I think it’s time I whip out the vocalist licking your eardrum metaphor. GR10, while accurate, and while fast, manages to spend time examining, but not scrutinising, often-overlooked details. In trance, those little things happen to be the forward edges of electronic bass beats and the small lateral details of synthesised percussion.
The sound stage is wicked. It is wide, spatially detailed, and deep. At the same time, it is wicked neutral. It’s not the sort of sound you typically get from closed earphones. At times, music will lick around your head like you’re standing in front of an unplugged banana stage trembling under the wiles of David Lee Roth’s clones. Still, there are no shifts, no timing errors, no extra contrast to trick you into thinking that what you hear is wider than it really is.
Switching to an audiophile-favourite genre: 30-something females whining about love and love lost on top of a piano: your favourite diva’s voice will be perfectly centre-anchored, and where called for, will unfurl gently out. Guitar is meaty, and organic. Sex-o-phones spring from the blackness with emotion. Phase is coherent and top-to-bottom speed is in sync.

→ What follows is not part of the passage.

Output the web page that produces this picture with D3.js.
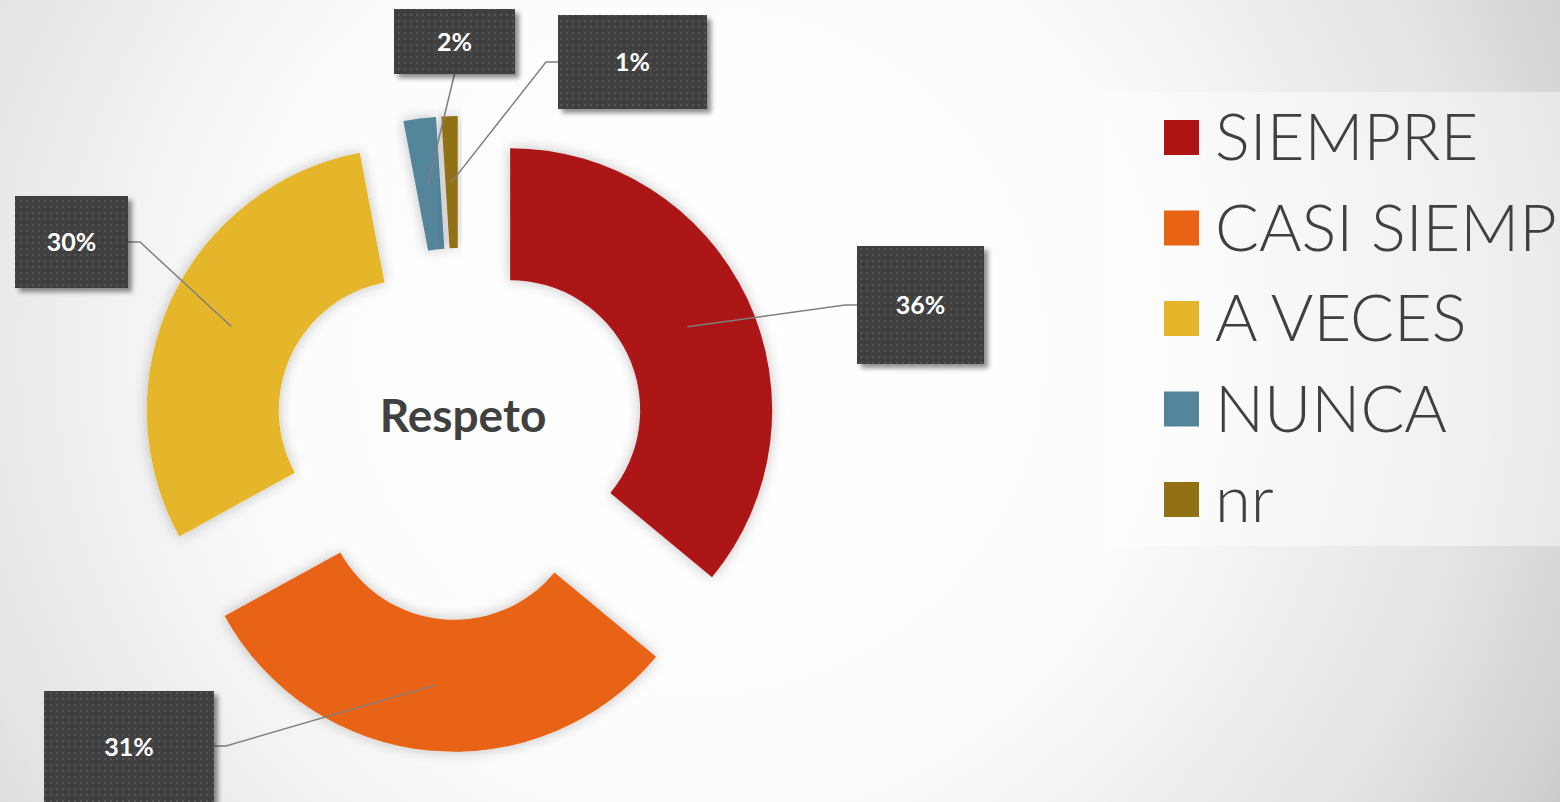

The vocalist herself gets very close to your eardrum. Close enough for you to tell whether or not she chewed gum before singing, but not close enough to tell if it was spearmint or cinnamon. If you want to get closer in a nice way, you need to move up to the Noble Audio K10. The GR10’s mids are safely stowed in the centre. They certainly don’t jump out as do their Primo 8 contemporaries, nor are they as detailed as those of the K10. Mids are slightly lifted with regards to bass and treble, but mainly in the above-1K region.
Highs are slightly shinier than neutral. They are smoothly detailed, and well-extended. They are fast, spacious, and joyous. That last point isn’t one that often creeps up on closed earphones. And, it’s a point that makes the GR10 perfect for every genre out there. Nothing ever wigs them out. And getting any frequency to distort is damn difficult.
Like the highs, the GR10’s bass is smoothly detailed. It hits low notes well, but with no extra accentuation or warmth. It’s errs warm and is incredibly musical, not to mention well-paced, and artefact-free. It’s got the forward edge and pressure of a large-diameter diaphragm. It keeps perfect pace with EDM and fast trance. In fact, it’s the sort of bass that fast genres call for, while perfectly capable of stirring up a good show for 1990’s hip hop. It’s not the warm, centre-weighted bass of the Earsonics EM32 that is can rattle the bolts out of your brain. But then again, if it was, you wouldn’t be reading this review.
The Grado sound is something you have to experience. It defines its retail space. It is addictive. And even though my long-term experience squeezes in just two earphones, it is proved every time I come back to the GR10 after reviewing and enjoying larger, much more expensive earphones.
It is a sound worth investing in.
If it weren’t for the so-so stress relief, the curly-cue cable, and the easily rubbed type, the GR10 would be perfect. It’s got a sound that stands toe-to-toe with much more expensive earphones, but it’s far more comfortable and costs far less. If only it isolated a bit better, it would completely dominate all of my out-and-about listening. But even with those mild digs, it is one of the best earphones out there, at any price.